Need to Know: The Redskins week that was—Cousins talk, back end of D

Here is what you need to know on this Saturday, July 22, five days before the Washington Redskins start training camp in Richmond on July 27.


The Redskins last played a game 202 days ago; they will open the 2017 season against the Eagles at FedEx Field in 50 days.

Days until:

—Preseason opener @ Ravens (8/10) 19
—Preseason vs. Packers at FedEx Field (8/19) 28
—Roster cut to 53 (9/2) 42

The Redskins week that was

A look at some of the most popular posts and hottest topics from the past week on www.CSNmidatlantic.com and on www.RealRedskins.com.

What would a fair Redskins contract offer to Kirk Cousins look like?  As it turns out, the offer the Redskins made fell below “fair” territory. But perhaps they recognized that a deal never was going to get done, not this year anyway. Cousins is content to see things unfold in 2017 and decide on a longer-term destination next year. So, the team’s offer was not high enough but there really wasn’t an offer that was going to be sufficient.

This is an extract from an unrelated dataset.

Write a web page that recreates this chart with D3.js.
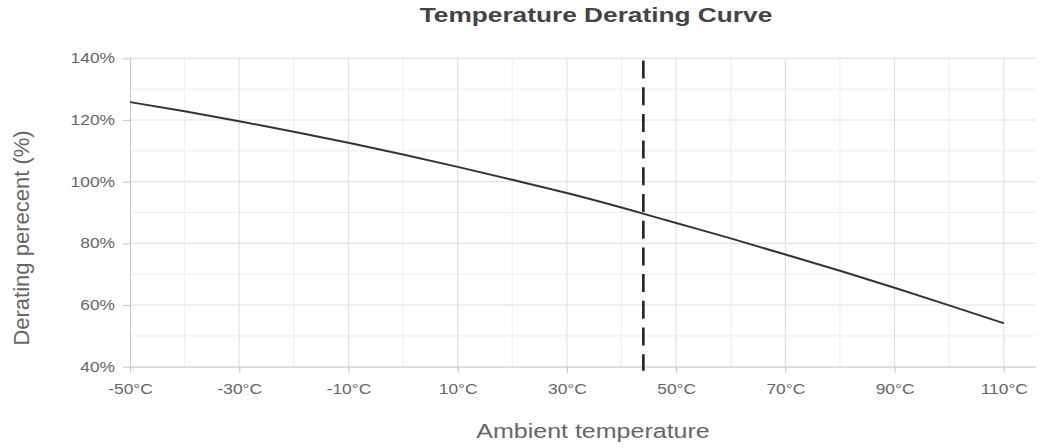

Cousins explains why he's not offended by Redskins statement—Bruce Allen raised plenty of eyebrows by detailing some of the team’s contract offer in a statement. Clearly the intent of the statement, which revealed some details that weren’t very impressive under closer inspection, was designed to turn public opinion in their favor. Cousins, appearing on the radio the next day, didn’t have a problem with it and said that Allen had told him that he would do it. As expected, plenty of fans and media types decided to be outraged in his place.

Redskins have plenty of 2018 cap room for possible Kirk Cousins offer—With the focus turning to 2018, the fact that the team will have about $60 million in cap space becomes relevant. It’s enough to give him the $35 million franchise tag and perhaps enough to match a front-loaded offer sheet if the Redskins use the transition tag. But the cautionary word is that they have at least a dozen starters and key contributors who also are set to be free agents next year. They will have to find money for them or their replacements somewhere.

Redskins depth chart preview--Safety—Cousins talk dominated the week but other topics did draw plenty of interest. The back end of the defense, with Su’a Cravens converting from linebacker and free agent D. J. Swearinger moving from being mostly a strong safety to playing free, will be under the microscope this year. Whether the defense gets better may hinge on the safety position. 

11 predictions for the 2017 Redskins offense—Does Trent Williams make the All-Pro team? How many yards for Rob Kelley? One prediction for each projected offensive starter here including how many non-receiving touchdowns for Jamison Crowder.